> [AIM OF THE EXERCISE]
Print all of the lines exactly. Any picture among them stays out.

> [RECORDED INFORMATION]
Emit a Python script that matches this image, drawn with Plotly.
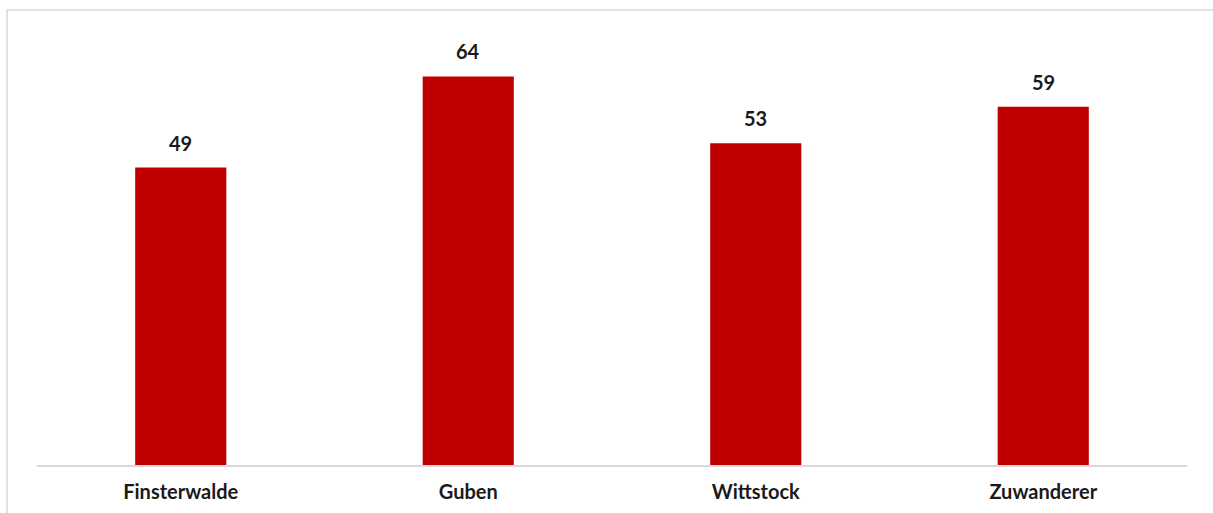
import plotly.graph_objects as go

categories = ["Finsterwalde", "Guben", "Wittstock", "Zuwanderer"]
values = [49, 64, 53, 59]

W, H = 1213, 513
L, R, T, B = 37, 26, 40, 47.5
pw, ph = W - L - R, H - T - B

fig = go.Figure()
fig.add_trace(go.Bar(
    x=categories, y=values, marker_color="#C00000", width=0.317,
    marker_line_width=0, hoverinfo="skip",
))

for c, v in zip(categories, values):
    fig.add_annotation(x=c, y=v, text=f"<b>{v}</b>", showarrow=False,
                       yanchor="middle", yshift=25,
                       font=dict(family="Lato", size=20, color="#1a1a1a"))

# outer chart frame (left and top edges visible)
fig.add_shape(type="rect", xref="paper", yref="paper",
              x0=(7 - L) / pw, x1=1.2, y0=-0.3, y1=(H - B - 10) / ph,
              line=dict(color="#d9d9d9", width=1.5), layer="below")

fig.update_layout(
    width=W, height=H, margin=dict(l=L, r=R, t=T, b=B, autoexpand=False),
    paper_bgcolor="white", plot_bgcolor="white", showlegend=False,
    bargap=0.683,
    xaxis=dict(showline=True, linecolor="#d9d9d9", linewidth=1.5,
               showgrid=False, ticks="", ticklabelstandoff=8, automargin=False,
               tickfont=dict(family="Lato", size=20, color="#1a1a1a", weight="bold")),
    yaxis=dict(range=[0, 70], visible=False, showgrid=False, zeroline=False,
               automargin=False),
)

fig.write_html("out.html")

> [ANSWER TO THE EXERCISE]
Emit a Python script that matches this image, drawn with Plotly.
import plotly.graph_objects as go

categories = ["Finsterwalde", "Guben", "Wittstock", "Zuwanderer"]
values = [49, 64, 53, 59]

W, H = 1213, 513
L, R, T, B = 37, 26, 40, 47.5
pw, ph = W - L - R, H - T - B

fig = go.Figure()
fig.add_trace(go.Bar(
    x=categories, y=values, marker_color="#C00000", width=0.317,
    marker_line_width=0, hoverinfo="skip",
))

for c, v in zip(categories, values):
    fig.add_annotation(x=c, y=v, text=f"<b>{v}</b>", showarrow=False,
                       yanchor="middle", yshift=25,
                       font=dict(family="Lato", size=20, color="#1a1a1a"))

# outer chart frame (left and top edges visible)
fig.add_shape(type="rect", xref="paper", yref="paper",
              x0=(7 - L) / pw, x1=1.2, y0=-0.3, y1=(H - B - 10) / ph,
              line=dict(color="#d9d9d9", width=1.5), layer="below")

fig.update_layout(
    width=W, height=H, margin=dict(l=L, r=R, t=T, b=B, autoexpand=False),
    paper_bgcolor="white", plot_bgcolor="white", showlegend=False,
    bargap=0.683,
    xaxis=dict(showline=True, linecolor="#d9d9d9", linewidth=1.5,
               showgrid=False, ticks="", ticklabelstandoff=8, automargin=False,
               tickfont=dict(family="Lato", size=20, color="#1a1a1a", weight="bold")),
    yaxis=dict(range=[0, 70], visible=False, showgrid=False, zeroline=False,
               automargin=False),
)

fig.write_html("out.html")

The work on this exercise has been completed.